Andrzej Duda zgodził się rozmowę „bez cięć” z byłym dziennikarzem Kanału Sportowego, a obecnie założyciela Kanału Zero Krzysztofem Stanowskim i dziennikarzem RMF FM Robertem Mazurkiem. Wiele osób oczekiwało merytorycznych i trudnych pytań do prezydenta, jakich nie da się usłyszeć w innych mediach.
Jednym z pierwszych poruszonych tematów było obecne zamieszanie prawne w Polsce i prośba do prezydenta, by odniósł się do pomysłów Krzysztofa Bosaka z Konfederacji i wicepremiera Władysława Kosiniaka-Kamysza o resecie konstytucyjnym.

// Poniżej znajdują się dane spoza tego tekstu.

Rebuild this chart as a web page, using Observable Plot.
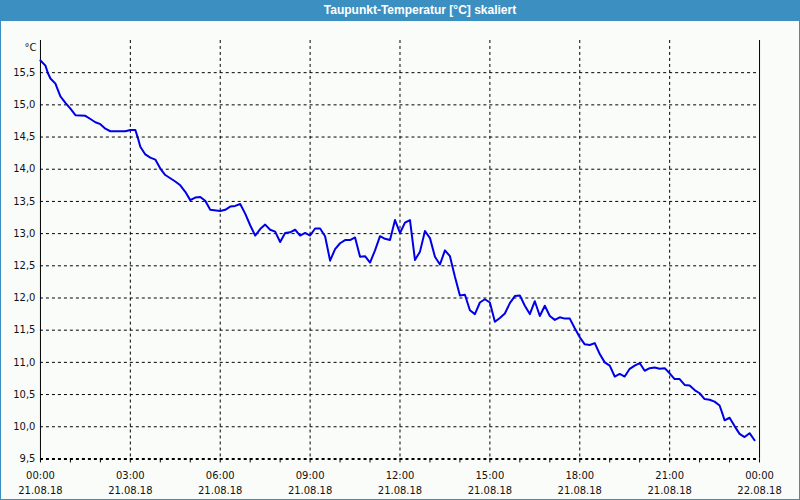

- Nie widzę problemu, jestem gotów usiąść i rozmawiać. Proszę przyjść do mnie z konkretnymi propozycjami i powiedzieć, że chcecie państwo się spotkać, bo macie tego typu propozycję. Dzisiaj dysponujecie większością parlamentarną, ja jestem otwarty na rozmowę […] Zawsze będzie ten spór jeśli nie przyjmiemy konstruktywnego, polubownego rozwiązania w tej sprawie – stwierdził Andrzej Duda.
Następnie Krzysztof Stanowski zapytał o moment, w którym sytuacja zaczęła się robić skomplikowana. Prezydent wyraźnie pamiętał tamten moment.
- Wtedy, kiedy ja wygrałem wybory prezydenckie w 2015 roku, a wtedy Zjednoczona Prawica zdobyła samodzielną większość. Okazało się nagle, że zasady demokratyczne przestały obowiązywać, ponieważ wygrali nie ci, co powinni – powiedział.
Wspomniał także o kontrowersyjnym wyborze sześciu sędziów TK przez rząd PO-PSL, który według niego rozpoczął serię problemów.
- Najpierw była uchwała Sejmu, która wybrała tychże wszystkich sześciu sędziów, przy czym od razu ten wybór był kwestionowany, a ja uprzedzałem, żeby czegoś takiego nie dokonywać […]. Wtedy prosiłem, żeby nie dokonywać takich zmian, które będą miały charakter ustrojowy, a które będą budziły wątpliwości i oburzenie z uwagi na zmieniającą się sytuację polityczną – opowiadał Andrzej Duda.
- Następnie PO, łamiąc zasady, w obecności ówczesnego prezesa TK, pana Rzeplińskiego, wybrała sędziów ze złamaniem prawa, taka jest prawda, i był spór, bo ja do dzisiaj uważam, że w istocie wszyscy byli wybrani ze złamaniem prawa wówczas – dodał.
Cały czas był dopytywany przez Roberta Mazurka, czy nie mógł wtedy przyjąć zaprzysiężenia od trzech legalnie wybranych sędziów, a nie od wszystkich sześciu, jak wówczas uczynił. Prezydent zaś tłumaczył, że w tamtej chwili nie było wiadomo, którzy z nich zostali wybrani prawidłowo.
- Mam wrażenie, że tylko my dwaj rozumiemy, o czym rozmawiamy – skwitował w pewnej chwili dziennikarz RMF FM.
Na tym panowie zakończyli wymienianie złośliwości wokół Trybunału Konstytucyjnego.